また、「互酬制の社会」の可能性がクローズアップされている現在、このタイプの社会で問題となりそうなのが、(貨幣というものに慣れきった価値体系の変革という最大の問題はおいといて)「村社会への逆行」と「宗教的共同体の乱立」です。
お互い様は、ギブアンドテイクではないの!
「互」という語ことからも明らかなように、このタイプの社会では他者にとって有用な行為ができない人は生きてゆけません。共同体への寄与が、個人に優先する社会です。こうした社会にもセイフティーネットは存在するのでしょうが、土着を基本とし、不文律としきたりによって機能し、村八分が最大のペナルティとなりうる閉鎖的で濃い社会が再現がしてしまう懸念があります。

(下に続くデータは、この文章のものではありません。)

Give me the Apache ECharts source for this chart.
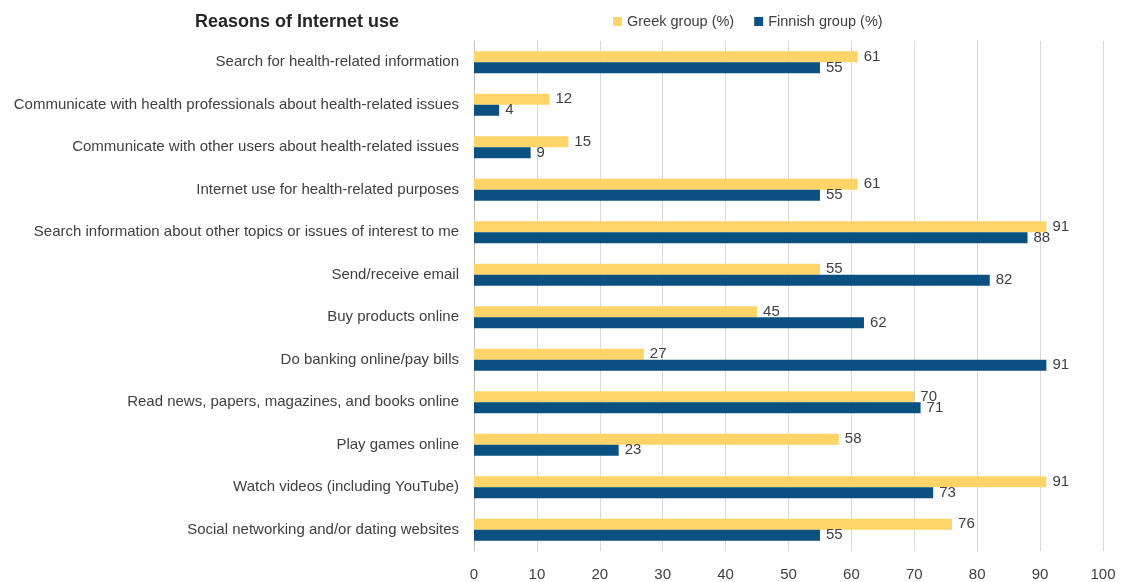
<!DOCTYPE html>
<html><head><meta charset="utf-8">
<script src="https://cdn.jsdelivr.net/npm/echarts@6/dist/echarts.min.js"></script>
<style>html,body{margin:0;padding:0;background:#fff}#c{width:1123px;height:582px}</style>
</head><body><div id="c"></div>
<script>
const categories = [
  "Search for health-related information",
  "Communicate with health professionals about health-related issues",
  "Communicate with other users about health-related issues",
  "Internet use for health-related purposes",
  "Search information about other topics or issues of interest to me",
  "Send/receive email",
  "Buy products online",
  "Do banking online/pay bills",
  "Read news, papers, magazines, and books online",
  "Play games online",
  "Watch videos (including YouTube)",
  "Social networking and/or dating websites"
];
const greek = [61, 12, 15, 61, 91, 55, 45, 27, 70, 58, 91, 76];
const finnish = [55, 4, 9, 55, 88, 82, 62, 91, 71, 23, 73, 55];
const seriesNames = ["Greek group (%)", "Finnish group (%)"];

const font = "Liberation Sans";
const txt = "#404040";
const chart = echarts.init(document.getElementById('c'));
const lbl = {show: true, position: 'right', distance: 6, color: txt, fontSize: 15, fontFamily: font};
chart.setOption({
  animation: false,
  title: {text: "Reasons of Internet use", left: 190, top: 8,
    textStyle: {fontFamily: font, fontSize: 18, fontWeight: 'bold', color: '#262626'}},
  legend: {left: 608, top: 9, itemWidth: 9, itemHeight: 9, itemGap: 20, icon: 'rect',
    textStyle: {fontFamily: font, fontSize: 14.5, color: txt}},
  grid: {left: 474, right: 20, top: 41, bottom: 29},
  xAxis: {type: 'value', min: 0, max: 100, interval: 10,
    axisLine: {show: false}, axisTick: {show: false},
    axisLabel: {color: txt, fontSize: 15, fontFamily: font, margin: 16},
    splitLine: {lineStyle: {color: '#d9d9d9'}}},
  yAxis: {type: 'category', data: categories, inverse: true,
    axisLine: {lineStyle: {color: '#bfbfbf'}}, axisTick: {show: false},
    axisLabel: {color: txt, fontSize: 15, fontFamily: font, margin: 15}},
  series: [
    {name: seriesNames[0], type: 'bar', data: greek, barWidth: 11, barGap: '0%',
      itemStyle: {color: '#FFD468'}, label: lbl},
    {name: seriesNames[1], type: 'bar', data: finnish, barWidth: 11, barGap: '0%',
      itemStyle: {color: '#0A5181'}, label: lbl}
  ]
});
</script></body></html>
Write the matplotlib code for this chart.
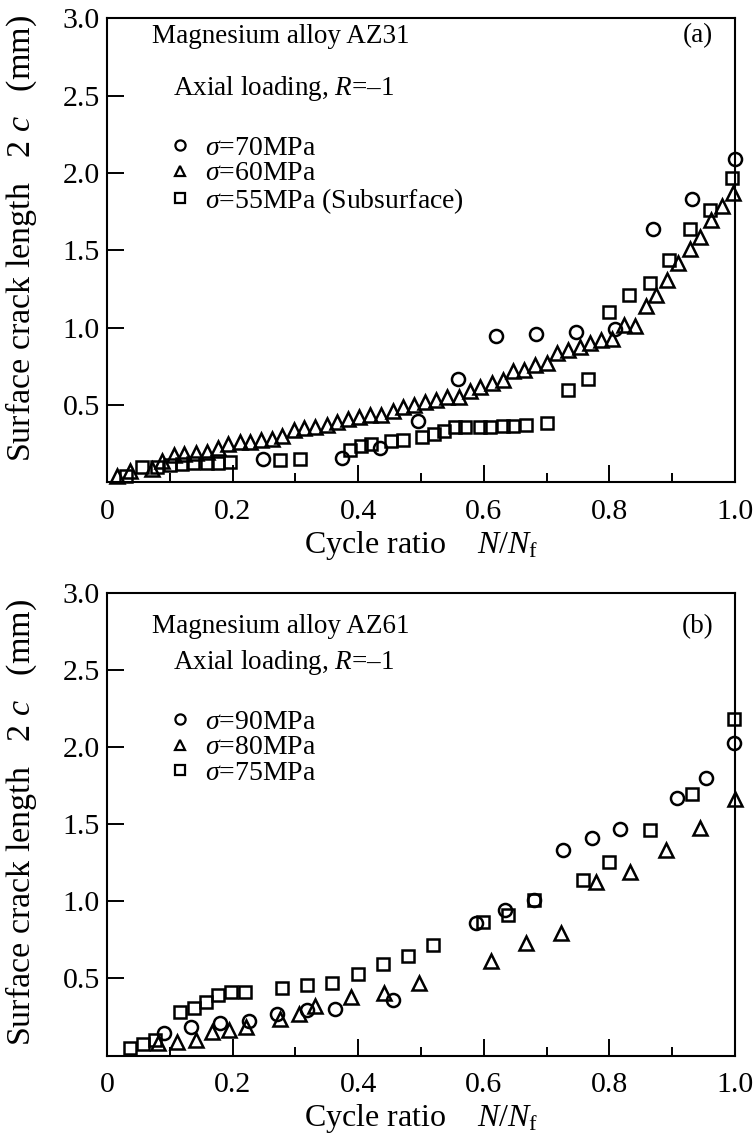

「宗教的共同体のタイプ」では、「互」という言葉は「神-神民」を示します。この社会では、神の意思を具現する生活を送るという点で、村的共同体ほど直接的な摩擦は起こらないでしょう。
しかし、こうした共同体では、教祖や幹部が私腹を肥やそうとする、という問題が必ず発生します。それ以前に、そもそも、信仰をもたない者にとっては、ひじょうに入り込みにくい共同体です。
なので、さまざまな信仰をする共同体が乱立することになり、共同体間における通商と覇権争いが問題となるでしょう。宗教というものは本質的に、排他的なものですから。
居座ることないの
こうした問題点に共通するのは、「定住」です。
不平があるなら移動する。民が常に流動的であること。流浪する民を受け入れるさまざまなタイプのコミュニテーが乱立すること。ポリス。連邦制。帝国。緩い緩い支配?
移動する民こそが、世界を変えるものと考えます。ただ、どのように組織するのかは、全然、わかりません。いやなら、とどまらなければいいいよ。いじめ問題でも、社会問題でも。って感じですね、いまのところ。
さいごに
国家間をがんじがらめにしている重要なピースであるところの、通商問題。
トランプさんがこのしがらみをぐらぐらと揺さぶろうとしています。
アメリカのみのためのゴリ押しになるのでしょうが、それでもどんな世界が現われるのか、楽しみでもありますね。